What you are asked to do
An exact copy of all the data is required, with pictures left out.

Information supplied
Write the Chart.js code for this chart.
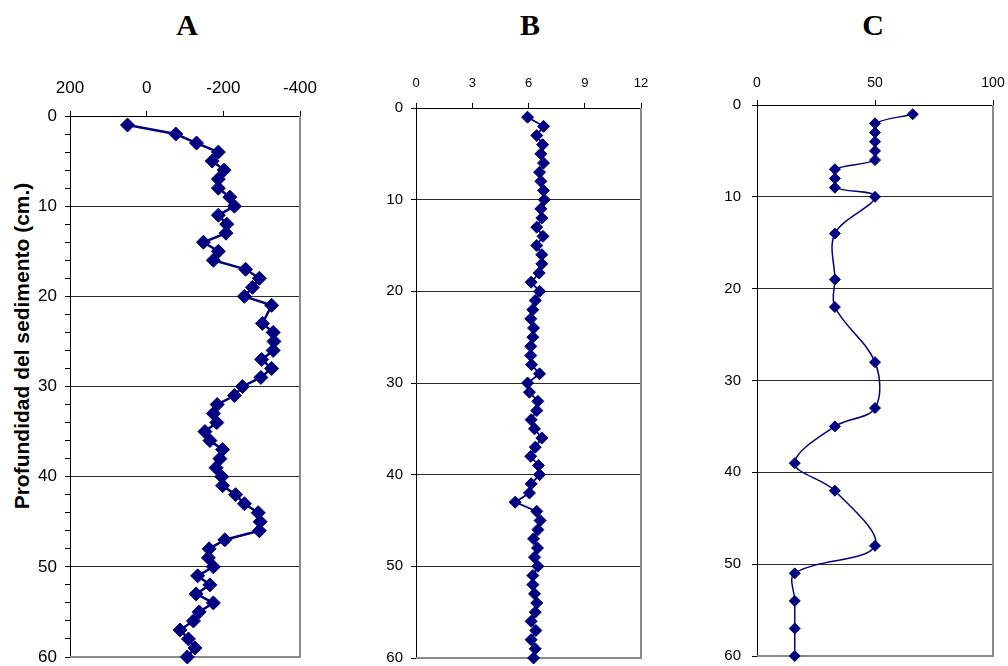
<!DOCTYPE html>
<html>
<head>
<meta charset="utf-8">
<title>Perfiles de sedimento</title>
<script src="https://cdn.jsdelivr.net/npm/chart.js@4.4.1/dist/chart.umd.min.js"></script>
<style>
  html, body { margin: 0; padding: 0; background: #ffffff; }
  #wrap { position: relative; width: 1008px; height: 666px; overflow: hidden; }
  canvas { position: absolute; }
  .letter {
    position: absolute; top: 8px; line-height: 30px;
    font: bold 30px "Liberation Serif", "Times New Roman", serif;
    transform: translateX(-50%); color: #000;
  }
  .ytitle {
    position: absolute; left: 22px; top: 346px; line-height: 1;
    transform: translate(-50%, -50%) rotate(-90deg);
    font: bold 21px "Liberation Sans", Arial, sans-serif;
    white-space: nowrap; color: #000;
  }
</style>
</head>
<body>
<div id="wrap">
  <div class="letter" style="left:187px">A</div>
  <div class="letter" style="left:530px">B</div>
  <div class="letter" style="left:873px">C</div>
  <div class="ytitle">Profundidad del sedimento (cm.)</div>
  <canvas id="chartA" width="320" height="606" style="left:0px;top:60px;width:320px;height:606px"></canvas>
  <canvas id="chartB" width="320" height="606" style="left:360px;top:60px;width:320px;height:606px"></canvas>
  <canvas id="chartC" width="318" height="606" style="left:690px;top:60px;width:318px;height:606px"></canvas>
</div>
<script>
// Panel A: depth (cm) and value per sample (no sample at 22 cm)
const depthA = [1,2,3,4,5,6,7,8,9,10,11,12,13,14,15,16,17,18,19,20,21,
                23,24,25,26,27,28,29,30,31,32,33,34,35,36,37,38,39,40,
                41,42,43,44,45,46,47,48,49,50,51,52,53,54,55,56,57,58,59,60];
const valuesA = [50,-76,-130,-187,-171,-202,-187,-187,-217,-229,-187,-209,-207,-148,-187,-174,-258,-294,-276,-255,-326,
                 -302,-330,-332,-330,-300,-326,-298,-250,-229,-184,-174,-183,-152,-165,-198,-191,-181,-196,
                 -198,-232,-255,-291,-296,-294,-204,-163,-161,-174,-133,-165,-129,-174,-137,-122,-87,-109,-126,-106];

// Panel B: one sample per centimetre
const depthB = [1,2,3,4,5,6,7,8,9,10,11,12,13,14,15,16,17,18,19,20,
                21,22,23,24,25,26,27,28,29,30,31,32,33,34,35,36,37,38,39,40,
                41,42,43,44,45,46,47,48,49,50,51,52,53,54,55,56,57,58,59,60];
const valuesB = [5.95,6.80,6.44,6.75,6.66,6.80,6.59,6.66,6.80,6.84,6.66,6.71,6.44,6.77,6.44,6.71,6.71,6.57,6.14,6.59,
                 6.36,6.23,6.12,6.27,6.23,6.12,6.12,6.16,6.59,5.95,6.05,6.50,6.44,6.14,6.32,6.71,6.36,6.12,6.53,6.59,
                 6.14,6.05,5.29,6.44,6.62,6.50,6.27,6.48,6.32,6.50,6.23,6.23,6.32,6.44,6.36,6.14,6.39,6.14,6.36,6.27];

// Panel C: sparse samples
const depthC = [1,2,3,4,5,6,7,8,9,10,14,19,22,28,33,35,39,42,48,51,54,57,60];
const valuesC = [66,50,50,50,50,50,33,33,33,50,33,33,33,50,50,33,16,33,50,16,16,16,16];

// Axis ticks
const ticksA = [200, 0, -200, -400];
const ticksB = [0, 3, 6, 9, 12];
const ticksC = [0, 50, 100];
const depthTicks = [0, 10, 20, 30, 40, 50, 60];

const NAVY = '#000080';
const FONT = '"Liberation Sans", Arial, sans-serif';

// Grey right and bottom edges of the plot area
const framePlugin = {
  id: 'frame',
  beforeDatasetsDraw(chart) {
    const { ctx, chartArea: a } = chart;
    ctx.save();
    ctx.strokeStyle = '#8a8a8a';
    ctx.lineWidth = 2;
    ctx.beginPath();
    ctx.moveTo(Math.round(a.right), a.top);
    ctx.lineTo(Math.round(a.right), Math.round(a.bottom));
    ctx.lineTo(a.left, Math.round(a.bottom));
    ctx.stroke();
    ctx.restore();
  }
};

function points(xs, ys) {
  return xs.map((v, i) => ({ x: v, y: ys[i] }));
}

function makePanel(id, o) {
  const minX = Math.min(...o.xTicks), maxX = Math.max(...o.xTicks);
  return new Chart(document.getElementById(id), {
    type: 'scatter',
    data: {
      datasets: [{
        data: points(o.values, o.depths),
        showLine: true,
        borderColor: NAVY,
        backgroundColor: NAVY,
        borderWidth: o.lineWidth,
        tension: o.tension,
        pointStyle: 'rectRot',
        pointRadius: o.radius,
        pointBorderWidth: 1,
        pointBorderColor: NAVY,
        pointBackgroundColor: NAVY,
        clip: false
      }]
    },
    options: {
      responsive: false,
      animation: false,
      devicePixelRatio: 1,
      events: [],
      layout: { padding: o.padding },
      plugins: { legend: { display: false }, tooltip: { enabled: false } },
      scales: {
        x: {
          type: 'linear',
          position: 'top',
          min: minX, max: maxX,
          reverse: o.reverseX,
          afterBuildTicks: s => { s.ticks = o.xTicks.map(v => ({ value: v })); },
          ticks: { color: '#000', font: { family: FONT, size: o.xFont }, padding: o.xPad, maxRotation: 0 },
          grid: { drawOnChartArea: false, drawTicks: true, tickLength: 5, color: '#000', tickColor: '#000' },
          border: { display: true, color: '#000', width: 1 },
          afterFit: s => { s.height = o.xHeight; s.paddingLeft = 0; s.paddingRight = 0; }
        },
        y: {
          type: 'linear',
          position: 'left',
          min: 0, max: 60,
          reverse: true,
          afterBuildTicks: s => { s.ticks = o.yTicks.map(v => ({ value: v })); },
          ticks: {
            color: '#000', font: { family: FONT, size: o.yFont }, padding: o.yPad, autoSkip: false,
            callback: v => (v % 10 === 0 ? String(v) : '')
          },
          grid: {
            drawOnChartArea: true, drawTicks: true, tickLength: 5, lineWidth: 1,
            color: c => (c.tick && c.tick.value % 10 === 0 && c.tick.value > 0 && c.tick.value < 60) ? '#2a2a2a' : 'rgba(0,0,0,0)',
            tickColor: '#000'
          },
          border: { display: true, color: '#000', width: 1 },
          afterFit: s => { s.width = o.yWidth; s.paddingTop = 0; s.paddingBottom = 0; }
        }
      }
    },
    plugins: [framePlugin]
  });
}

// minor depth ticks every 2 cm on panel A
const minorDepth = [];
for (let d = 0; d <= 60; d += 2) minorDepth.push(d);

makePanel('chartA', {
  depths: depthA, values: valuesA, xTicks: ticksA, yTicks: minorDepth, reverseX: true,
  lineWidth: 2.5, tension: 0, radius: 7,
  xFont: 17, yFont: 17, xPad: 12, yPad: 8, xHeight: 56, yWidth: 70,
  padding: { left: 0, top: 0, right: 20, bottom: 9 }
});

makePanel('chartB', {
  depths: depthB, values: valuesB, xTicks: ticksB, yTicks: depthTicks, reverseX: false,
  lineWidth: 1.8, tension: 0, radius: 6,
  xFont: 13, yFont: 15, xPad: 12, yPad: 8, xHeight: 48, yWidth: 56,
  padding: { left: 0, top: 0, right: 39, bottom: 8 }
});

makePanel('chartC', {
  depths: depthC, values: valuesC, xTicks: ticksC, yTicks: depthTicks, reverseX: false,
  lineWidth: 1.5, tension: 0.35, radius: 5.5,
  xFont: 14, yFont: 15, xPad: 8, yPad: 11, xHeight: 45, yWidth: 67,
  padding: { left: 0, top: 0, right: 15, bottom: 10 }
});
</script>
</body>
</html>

Answer to this problem
Write the Chart.js code for this chart.
<!DOCTYPE html>
<html>
<head>
<meta charset="utf-8">
<title>Perfiles de sedimento</title>
<script src="https://cdn.jsdelivr.net/npm/chart.js@4.4.1/dist/chart.umd.min.js"></script>
<style>
  html, body { margin: 0; padding: 0; background: #ffffff; }
  #wrap { position: relative; width: 1008px; height: 666px; overflow: hidden; }
  canvas { position: absolute; }
  .letter {
    position: absolute; top: 8px; line-height: 30px;
    font: bold 30px "Liberation Serif", "Times New Roman", serif;
    transform: translateX(-50%); color: #000;
  }
  .ytitle {
    position: absolute; left: 22px; top: 346px; line-height: 1;
    transform: translate(-50%, -50%) rotate(-90deg);
    font: bold 21px "Liberation Sans", Arial, sans-serif;
    white-space: nowrap; color: #000;
  }
</style>
</head>
<body>
<div id="wrap">
  <div class="letter" style="left:187px">A</div>
  <div class="letter" style="left:530px">B</div>
  <div class="letter" style="left:873px">C</div>
  <div class="ytitle">Profundidad del sedimento (cm.)</div>
  <canvas id="chartA" width="320" height="606" style="left:0px;top:60px;width:320px;height:606px"></canvas>
  <canvas id="chartB" width="320" height="606" style="left:360px;top:60px;width:320px;height:606px"></canvas>
  <canvas id="chartC" width="318" height="606" style="left:690px;top:60px;width:318px;height:606px"></canvas>
</div>
<script>
// Panel A: depth (cm) and value per sample (no sample at 22 cm)
const depthA = [1,2,3,4,5,6,7,8,9,10,11,12,13,14,15,16,17,18,19,20,21,
                23,24,25,26,27,28,29,30,31,32,33,34,35,36,37,38,39,40,
                41,42,43,44,45,46,47,48,49,50,51,52,53,54,55,56,57,58,59,60];
const valuesA = [50,-76,-130,-187,-171,-202,-187,-187,-217,-229,-187,-209,-207,-148,-187,-174,-258,-294,-276,-255,-326,
                 -302,-330,-332,-330,-300,-326,-298,-250,-229,-184,-174,-183,-152,-165,-198,-191,-181,-196,
                 -198,-232,-255,-291,-296,-294,-204,-163,-161,-174,-133,-165,-129,-174,-137,-122,-87,-109,-126,-106];

// Panel B: one sample per centimetre
const depthB = [1,2,3,4,5,6,7,8,9,10,11,12,13,14,15,16,17,18,19,20,
                21,22,23,24,25,26,27,28,29,30,31,32,33,34,35,36,37,38,39,40,
                41,42,43,44,45,46,47,48,49,50,51,52,53,54,55,56,57,58,59,60];
const valuesB = [5.95,6.80,6.44,6.75,6.66,6.80,6.59,6.66,6.80,6.84,6.66,6.71,6.44,6.77,6.44,6.71,6.71,6.57,6.14,6.59,
                 6.36,6.23,6.12,6.27,6.23,6.12,6.12,6.16,6.59,5.95,6.05,6.50,6.44,6.14,6.32,6.71,6.36,6.12,6.53,6.59,
                 6.14,6.05,5.29,6.44,6.62,6.50,6.27,6.48,6.32,6.50,6.23,6.23,6.32,6.44,6.36,6.14,6.39,6.14,6.36,6.27];

// Panel C: sparse samples
const depthC = [1,2,3,4,5,6,7,8,9,10,14,19,22,28,33,35,39,42,48,51,54,57,60];
const valuesC = [66,50,50,50,50,50,33,33,33,50,33,33,33,50,50,33,16,33,50,16,16,16,16];

// Axis ticks
const ticksA = [200, 0, -200, -400];
const ticksB = [0, 3, 6, 9, 12];
const ticksC = [0, 50, 100];
const depthTicks = [0, 10, 20, 30, 40, 50, 60];

const NAVY = '#000080';
const FONT = '"Liberation Sans", Arial, sans-serif';

// Grey right and bottom edges of the plot area
const framePlugin = {
  id: 'frame',
  beforeDatasetsDraw(chart) {
    const { ctx, chartArea: a } = chart;
    ctx.save();
    ctx.strokeStyle = '#8a8a8a';
    ctx.lineWidth = 2;
    ctx.beginPath();
    ctx.moveTo(Math.round(a.right), a.top);
    ctx.lineTo(Math.round(a.right), Math.round(a.bottom));
    ctx.lineTo(a.left, Math.round(a.bottom));
    ctx.stroke();
    ctx.restore();
  }
};

function points(xs, ys) {
  return xs.map((v, i) => ({ x: v, y: ys[i] }));
}

function makePanel(id, o) {
  const minX = Math.min(...o.xTicks), maxX = Math.max(...o.xTicks);
  return new Chart(document.getElementById(id), {
    type: 'scatter',
    data: {
      datasets: [{
        data: points(o.values, o.depths),
        showLine: true,
        borderColor: NAVY,
        backgroundColor: NAVY,
        borderWidth: o.lineWidth,
        tension: o.tension,
        pointStyle: 'rectRot',
        pointRadius: o.radius,
        pointBorderWidth: 1,
        pointBorderColor: NAVY,
        pointBackgroundColor: NAVY,
        clip: false
      }]
    },
    options: {
      responsive: false,
      animation: false,
      devicePixelRatio: 1,
      events: [],
      layout: { padding: o.padding },
      plugins: { legend: { display: false }, tooltip: { enabled: false } },
      scales: {
        x: {
          type: 'linear',
          position: 'top',
          min: minX, max: maxX,
          reverse: o.reverseX,
          afterBuildTicks: s => { s.ticks = o.xTicks.map(v => ({ value: v })); },
          ticks: { color: '#000', font: { family: FONT, size: o.xFont }, padding: o.xPad, maxRotation: 0 },
          grid: { drawOnChartArea: false, drawTicks: true, tickLength: 5, color: '#000', tickColor: '#000' },
          border: { display: true, color: '#000', width: 1 },
          afterFit: s => { s.height = o.xHeight; s.paddingLeft = 0; s.paddingRight = 0; }
        },
        y: {
          type: 'linear',
          position: 'left',
          min: 0, max: 60,
          reverse: true,
          afterBuildTicks: s => { s.ticks = o.yTicks.map(v => ({ value: v })); },
          ticks: {
            color: '#000', font: { family: FONT, size: o.yFont }, padding: o.yPad, autoSkip: false,
            callback: v => (v % 10 === 0 ? String(v) : '')
          },
          grid: {
            drawOnChartArea: true, drawTicks: true, tickLength: 5, lineWidth: 1,
            color: c => (c.tick && c.tick.value % 10 === 0 && c.tick.value > 0 && c.tick.value < 60) ? '#2a2a2a' : 'rgba(0,0,0,0)',
            tickColor: '#000'
          },
          border: { display: true, color: '#000', width: 1 },
          afterFit: s => { s.width = o.yWidth; s.paddingTop = 0; s.paddingBottom = 0; }
        }
      }
    },
    plugins: [framePlugin]
  });
}

// minor depth ticks every 2 cm on panel A
const minorDepth = [];
for (let d = 0; d <= 60; d += 2) minorDepth.push(d);

makePanel('chartA', {
  depths: depthA, values: valuesA, xTicks: ticksA, yTicks: minorDepth, reverseX: true,
  lineWidth: 2.5, tension: 0, radius: 7,
  xFont: 17, yFont: 17, xPad: 12, yPad: 8, xHeight: 56, yWidth: 70,
  padding: { left: 0, top: 0, right: 20, bottom: 9 }
});

makePanel('chartB', {
  depths: depthB, values: valuesB, xTicks: ticksB, yTicks: depthTicks, reverseX: false,
  lineWidth: 1.8, tension: 0, radius: 6,
  xFont: 13, yFont: 15, xPad: 12, yPad: 8, xHeight: 48, yWidth: 56,
  padding: { left: 0, top: 0, right: 39, bottom: 8 }
});

makePanel('chartC', {
  depths: depthC, values: valuesC, xTicks: ticksC, yTicks: depthTicks, reverseX: false,
  lineWidth: 1.5, tension: 0.35, radius: 5.5,
  xFont: 14, yFont: 15, xPad: 8, yPad: 11, xHeight: 45, yWidth: 67,
  padding: { left: 0, top: 0, right: 15, bottom: 10 }
});
</script>
</body>
</html>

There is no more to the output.